Tuesday, August 30, 2011


These prosciutto-inspired recipes both came from a cooking episode Giada did on the Today show.  I watched it on mute since I work from home, but went to the website for the full recipe.  Prosciutto is wonderful stuff if you want all the flavor of bacon without the fat.  Its a little hard to work with because its always sliced thin.  Its best to take it immediately from the refrigerator and try to work with it cold. Its cured so you can eat it right out of the package or it can be chopped and added to any dish.  I love the method Giada mentions on the show - baked until crispy and used as a topping in soup, salads, or pasta dishes.

Recipe Riff:
Use large scallops and they can be frozen prior but thawed before cooking.  Don't use the tiny quarter-sized scallops for this recipe.

With a knife, slice the prosciutto down the center length-wise.  A whole piece overwhelms even a large scallop.  Otherwise, follow the recipe as written.  15 min. in the oven is enough even for large scallops.

Capellini al Forno (Baked Angel Hair Pasta with Prosciutto & Smoked Mozzarella)

This was my favorite of the episode...Italian comfort food like mama used to make.  Cheesy goodness with no redeeming nutritional value.  I would recommend this as a side dish to a lovely GREEN salad instead of the main course.  It does have some "wow factor" but is a caloric splurge.  Don't skip the marinara sauce on the side, it cuts the richness of the cheese.

Recipe Riff:
I used 3/4 box of angel hair pasta and broke it in half before cooking so I could manage it better.  I only did two layers of ingredients starting with bread crumbs then pasta, prosciutto, cheese and then another layer of pasta, prosciutto, and cheese.  I topped with more breadcrumbs mixed with Parmesan and dolloped some butter around the top. 
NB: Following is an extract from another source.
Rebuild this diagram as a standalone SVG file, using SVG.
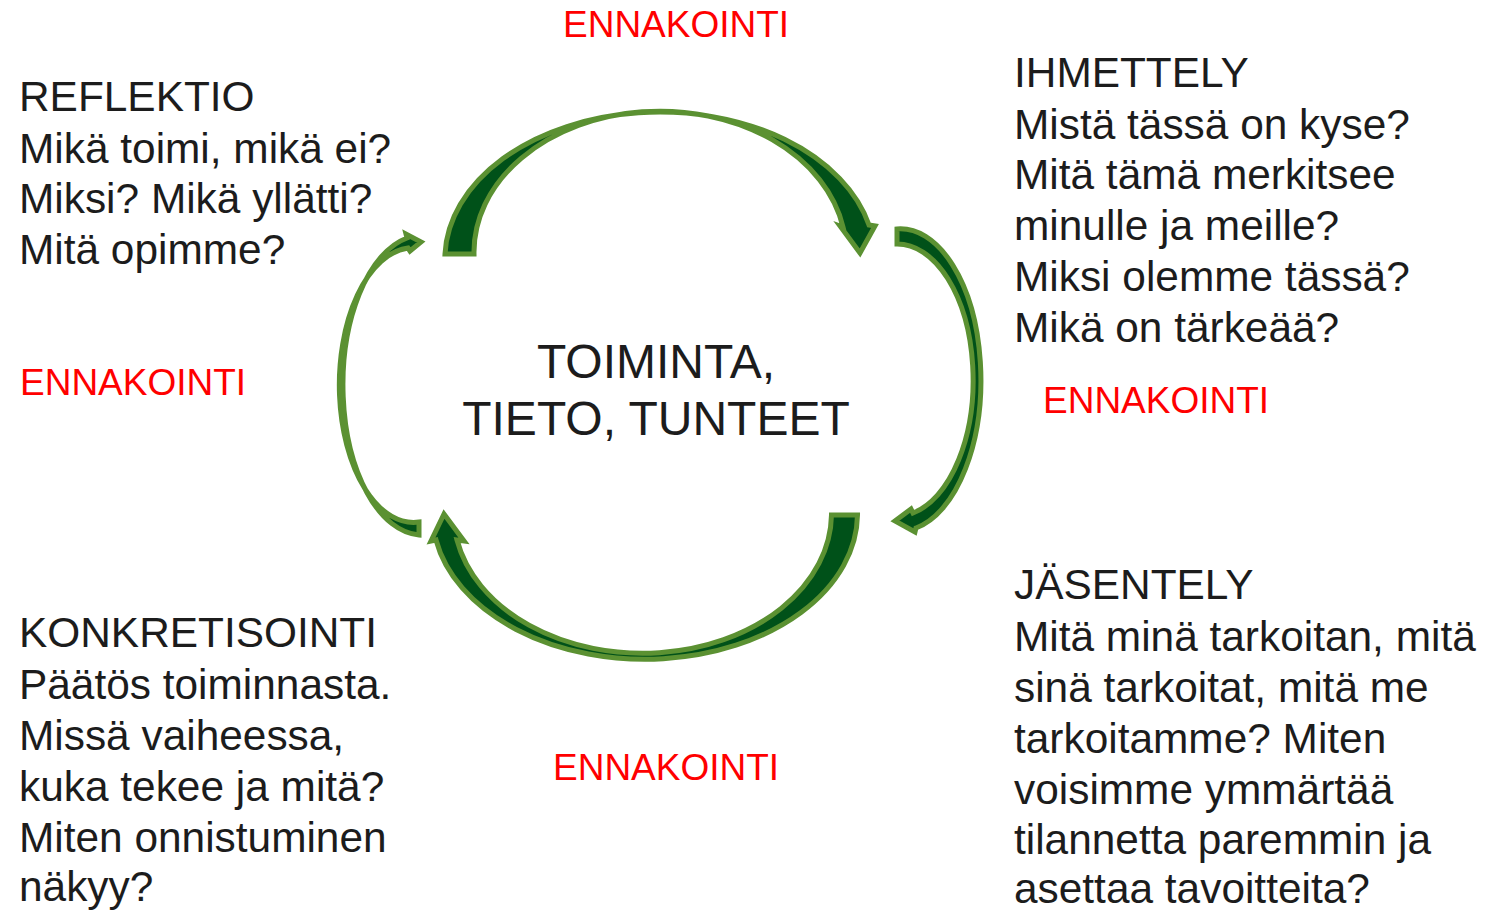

I baked mine in a spring-form pan as the recipe indicates, but you'll want to cover the bottom in foil since the butter drips onto the oven floor and burns there smoking and smelling awful.  Lesson learned.

This recipe would be so much fun for appetizers and could easily be done in one of those mini-muffin tins with just one layer of ingredients topped with breadcrumbs.  I would break the pasta in smaller pieces before cooking.  Someone try this and tell how it worked!